Bruno Barnhart is a Carmaldolese monk in Big Sur, California whose work has focused on the Christian wisdom tradition and it’s rebirth in our time.  

Introduction
Behold but One in all things; it is the second that leads you astray.*
Before thought there is a ground, a principle, a primal reality. That this reality may be realized by the human person is the principle of spiritual enlightenment and of the wisdom traditions. This unitive primal reality is our starting point.
Beneath the ordinary human ego and its operations there lies another Self, which participates immediately in the primal ground. This has been called, in the various traditions, atman, Buddha-mind, Christ-self, unity consciousness, inner man. The ascetic and monastic ways of life, with their simplicity, solitude, and silence, respond to the magnetism of the ground and of this inner Self.
The primal ground, however, is not only the focus of the spiritual seeker, but the basis of every act of human consciousness. Scientific and philosophical thought, artistic creation, human relationship, and even political activity are driven by the inner unitive principle.
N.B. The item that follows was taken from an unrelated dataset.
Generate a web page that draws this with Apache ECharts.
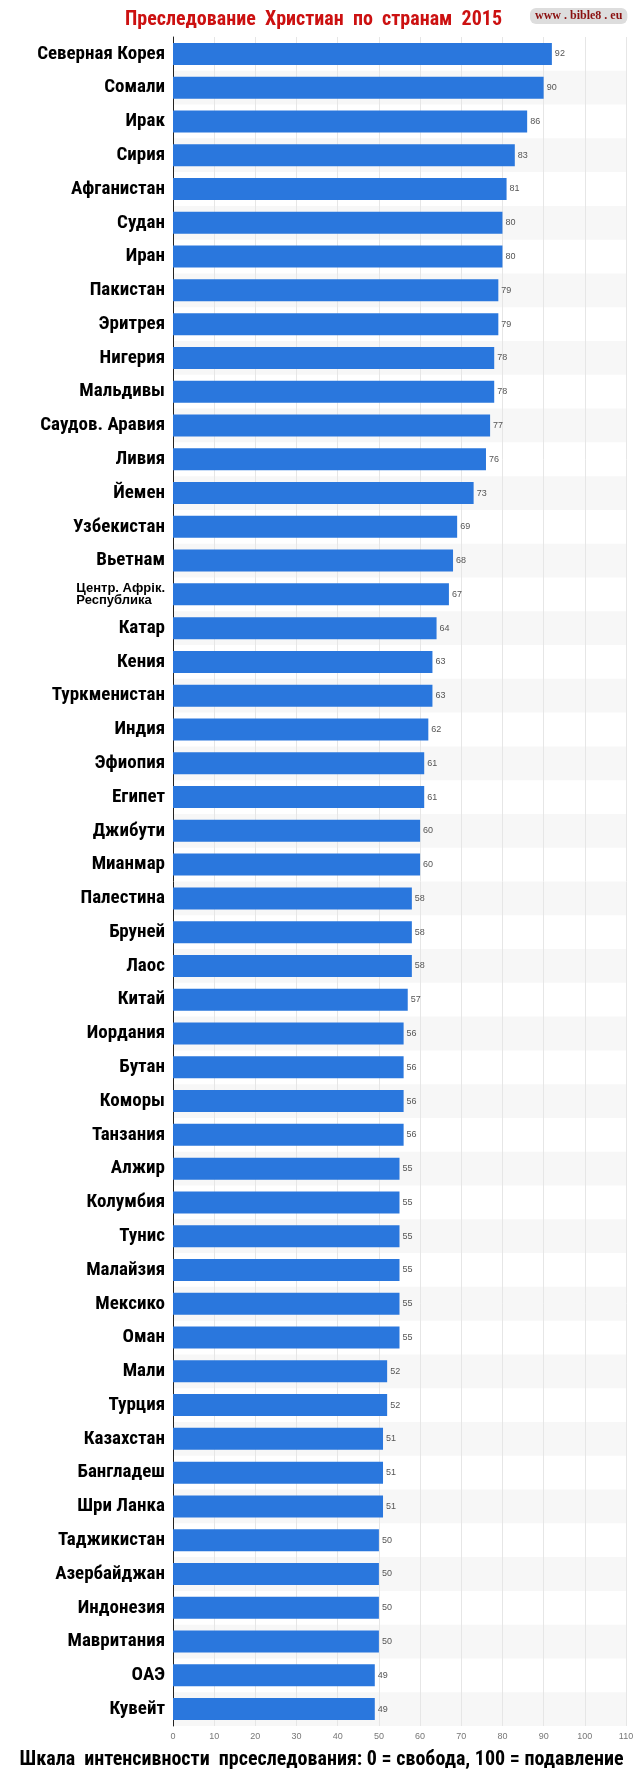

The modern West, in its complex, explosive centrifugal movement, has moved further away from the primal ground, the principle, than any other society. Today we encounter its witnesses in the traditions of the East: Hinduism, Buddhism, Taoism. We shall encounter, in the various traditions, many symbols for the One: silence, mountain and sea, wilderness and desert, emptiness, ignorance, the "beginning," and darkness as well as light.
  
*A few preliminary descriptions of wisdom, as I am using the word  are: experiential knowledge, unitive consciousness, unitive life.  The term is primordial and is used in various senses, and is therefore difficult to define. Nevertheless, its meaning in the context of this book should gradually become clear. The four perspectives that I  shall develop are dimensions of wisdom; their articulation, however, is not precisely wisdom but a sapiential (wisdom) theology. Both Old and New Testaments speak of a divine Wisdom. This appears as personified, first simply as the "Sophia" of the Old Testament wisdom literature, and then as embodied in Jesus Christ in the New Testament writings. 1 shall capitalize the word wisdom when it is intended to denote this personified divine Wisdom.